Ohio2006 Blog

News, analysis, and comments on Ohio elections.

Thursday, November 16

Sen: Brown (D) Campaign as Model for Progressives in 2008

Robert Borosage has a good diary at MyDD analyzing the race and arguing that the unapologetic economic populism of senator-elect Sherrod Brown (D-Avon) is a model for other progressive candidates to follow in 2008, even in socially conservative states:
Brown's victory shows Democrats that a hard-hitting economic populist campaign can carry an unapologetic anti-war social liberal to victory over a tough conservative assault on terror and taxes, liberalism and national security. Brown's victory came in a state suffering from the loss of manufacturing jobs where the economy was the most important issue, although the campaigns probably contributed to that. But the 2006 election took place when the Bush economy was about at its best - having mortgaged the store at home and abroad. With the bust of the housing bubble starting to set in, 2008 is quite likely to take place in an economy suffering from stagnation, if not worse. Progressives should take a good look at Brown's race.
This is a really important point. I asked Sherrod Brown the day after the election if he thought his approach could translate to other states, or if it was instead too tied to conditions on the ground in Ohio (bad economy, corrupt state government). He identified candidates in other states who have run successfully on the same issues that he emphasized.

The Republicans have been engaged in an intensive PR campaign since the election, trying to convince the nation that the newly elected Democrats are mostly moderate-to-conservative, so that the overall result can be read as a shift to the right. It is utter nonsense. Although there are some prominent examples of social conservatives among the Democratic victors, there is also a broad consensus on populist economic themes like raising the minimum wage, rolling back the tax cuts for the wealthy, and reducing the influence of big corporations on government, not to mention opposition to the Bush administration's handling of the war in Iraq and Bush's cutting of benefits for veterans, students, and the poor. The way to win elections in 2008 is not to shift to the right, but to speak directly to the middle class about progressive positions on issues they care about.

2 Comments:

At 7:24 PM, Blogger objective observer said...

i'm not sold on sherrod's ability to target the economy. he campaigned so heavy on the anti-war platform i don't think the ohio economy is high on his agenda. he's anti nafta, anti cafta. what he doesn't seem to understand is ohio is the 7th biggest exporter in the country. doing away with these agreements are not good for ohio manufacturers or farmers. i hope he remembers it really is the economy stupid.

 
At 7:33 PM, Anonymous Dave Hickman said...

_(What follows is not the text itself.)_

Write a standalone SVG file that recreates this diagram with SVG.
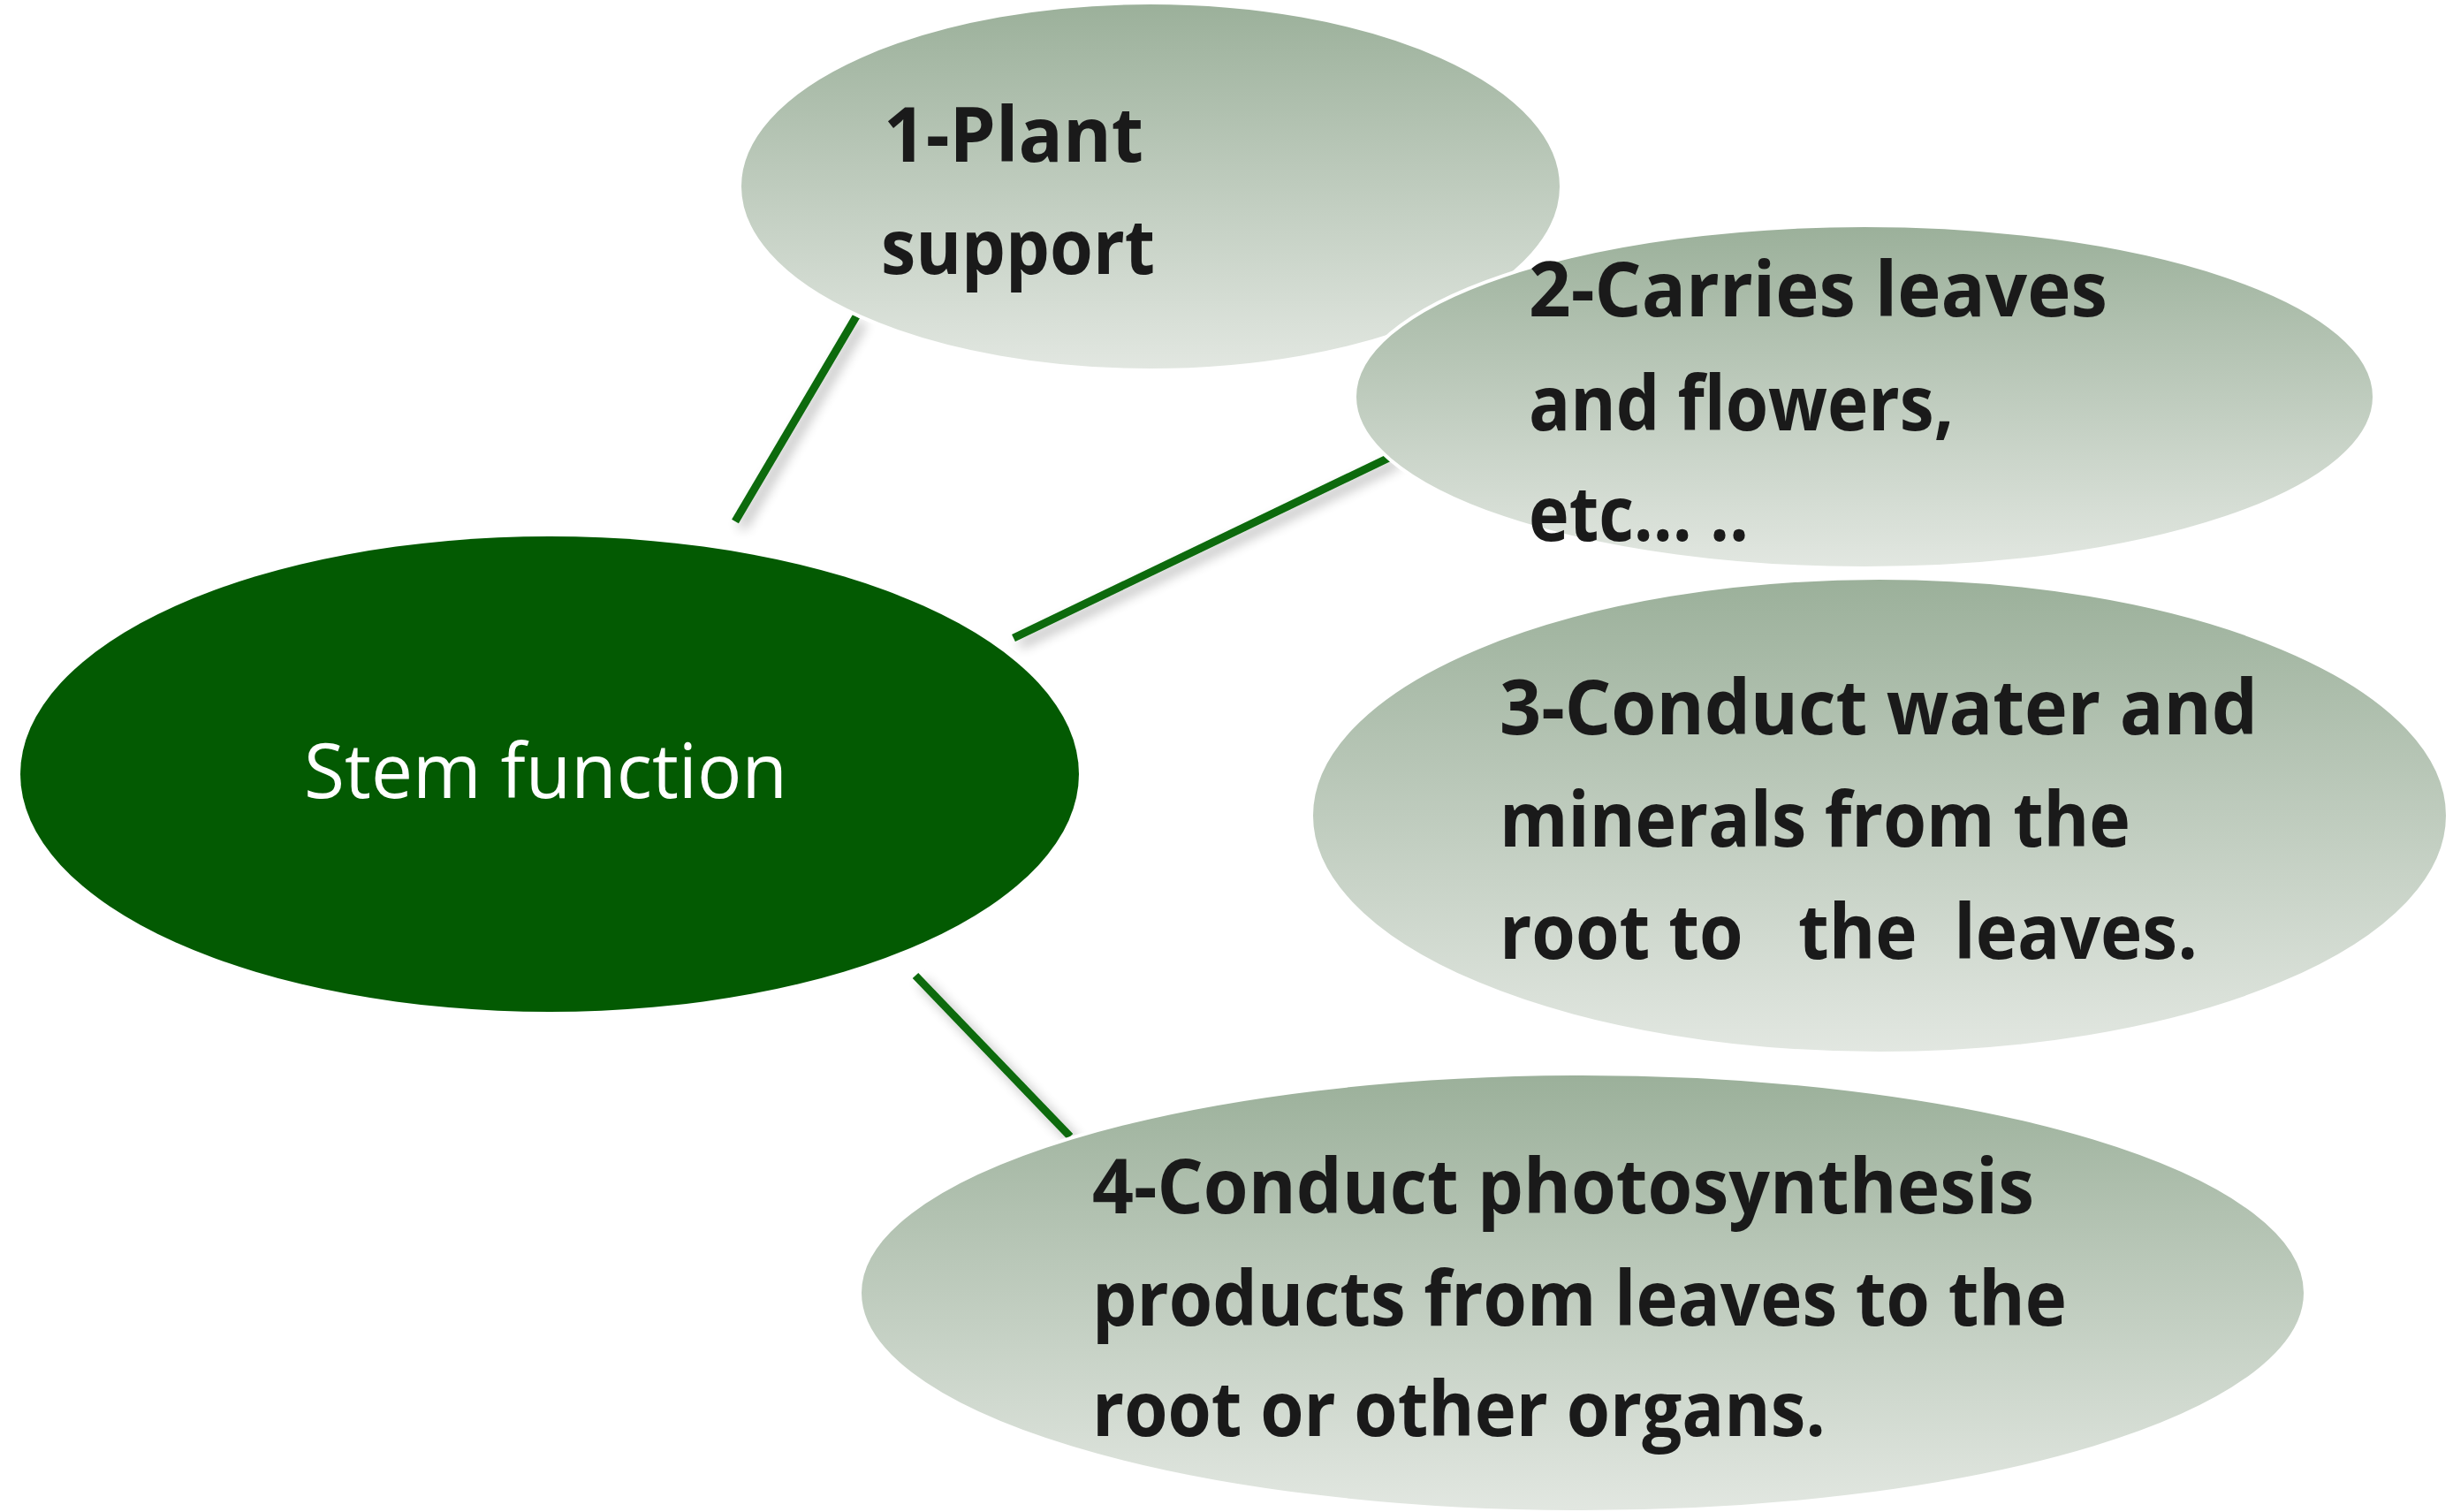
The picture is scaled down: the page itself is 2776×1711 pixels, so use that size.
<svg xmlns="http://www.w3.org/2000/svg" width="2776" height="1711" viewBox="0 0 2776 1711">
<style>
.lbl{font-family:"Open Sans","Liberation Sans",sans-serif;font-weight:700;font-size:86px;fill:#1a1a1a;white-space:pre}
.cen{font-family:"Open Sans","Liberation Sans",sans-serif;font-weight:400;font-size:86px;fill:#ffffff}
.sat{fill:url(#g);stroke:#ffffff;stroke-width:4}
.con{stroke:#086a08;stroke-width:9;fill:none;filter:url(#sh)}
</style>
<defs>
<linearGradient id="g" x1="0" y1="0" x2="0" y2="1">
<stop offset="0" stop-color="#9bb09a"/>
<stop offset="1" stop-color="#e2e7e1"/>
</linearGradient>
<filter id="sh" x="-50%" y="-50%" width="200%" height="200%">
<feGaussianBlur in="SourceAlpha" stdDeviation="7"/>
<feOffset dx="7" dy="7" result="b"/>
<feComponentTransfer><feFuncA type="linear" slope="0.3"/></feComponentTransfer>
<feMerge><feMergeNode/><feMergeNode in="SourceGraphic"/></feMerge>
</filter>
</defs>
<rect width="2776" height="1711" fill="#ffffff"/>
<g id="connectors">
<line class="con" x1="832" y1="590" x2="969" y2="358"/>
<line class="con" x1="1147" y1="722" x2="1576" y2="516"/>
<line class="con" x1="1218" y1="919" x2="1480" y2="919"/>
<line class="con" x1="1036" y1="1104" x2="1211" y2="1286"/>
</g>
<g id="node1">
<ellipse class="sat" cx="1302" cy="211" rx="465" ry="208"/>
<text class="lbl" x="1000" y="183" textLength="294" lengthAdjust="spacingAndGlyphs">1-Plant</text>
<text class="lbl" x="997" y="310" textLength="310" lengthAdjust="spacingAndGlyphs">support</text>
</g>
<g id="node2">
<ellipse class="sat" cx="2110" cy="449" rx="577" ry="194"/>
<text class="lbl" x="1730" y="358" textLength="655" lengthAdjust="spacingAndGlyphs">2-Carries leaves</text>
<text class="lbl" x="1730" y="487" textLength="481" lengthAdjust="spacingAndGlyphs">and flowers,</text>
<text class="lbl" x="1730" y="612" textLength="249" lengthAdjust="spacingAndGlyphs">etc… ..</text>
</g>
<g id="node3">
<ellipse class="sat" cx="2127" cy="923" rx="643" ry="269"/>
<text class="lbl" x="1697" y="831" textLength="858" lengthAdjust="spacingAndGlyphs">3-Conduct water and</text>
<text class="lbl" x="1697" y="958" textLength="714" lengthAdjust="spacingAndGlyphs">minerals from the</text>
<text class="lbl" x="1697" y="1085" textLength="790" lengthAdjust="spacingAndGlyphs">root to   the  leaves.</text>
</g>
<g id="node4">
<ellipse class="sat" cx="1791" cy="1463" rx="818" ry="248"/>
<text class="lbl" x="1236" y="1373" textLength="1066" lengthAdjust="spacingAndGlyphs">4-Conduct photosynthesis</text>
<text class="lbl" x="1236" y="1500" textLength="1103" lengthAdjust="spacingAndGlyphs">products from leaves to the</text>
<text class="lbl" x="1236" y="1625" textLength="830" lengthAdjust="spacingAndGlyphs">root or other organs.</text>
</g>
<g id="center">
<ellipse cx="622" cy="876" rx="599" ry="269" fill="#035a02"/>
<text class="cen" x="344" y="903" textLength="547" lengthAdjust="spacingAndGlyphs">Stem function</text>
</g>
</svg>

I'm not sold that Sherrod's "campaign model" actually won the campaign for him.

In order for any other Democrat to take this "model" seriously, they would also need for the Republican's to repeat another complete meltdown.

In addition, any future Democrat running would need a highly popular up-ticket candidate like Ted Strickland as well. Few if any NEO Dems could mobilize east and southeast Dems like Ted Strickland.

Also, future Democrat candidates would likely need to figure-out a way to heal Southwestern and Western Democrat wounds that occurred during Sherrod and the ODP's swiftboating and abandonment of Paul Hackett.

In other words, in my opinion, Sherrod did not establish some sort of wonder "model" for Dems to win elections. Instead, Sherrod was the fortunate beneficiary of a set of highly unusual circumstances that likely will not come to pass in the future.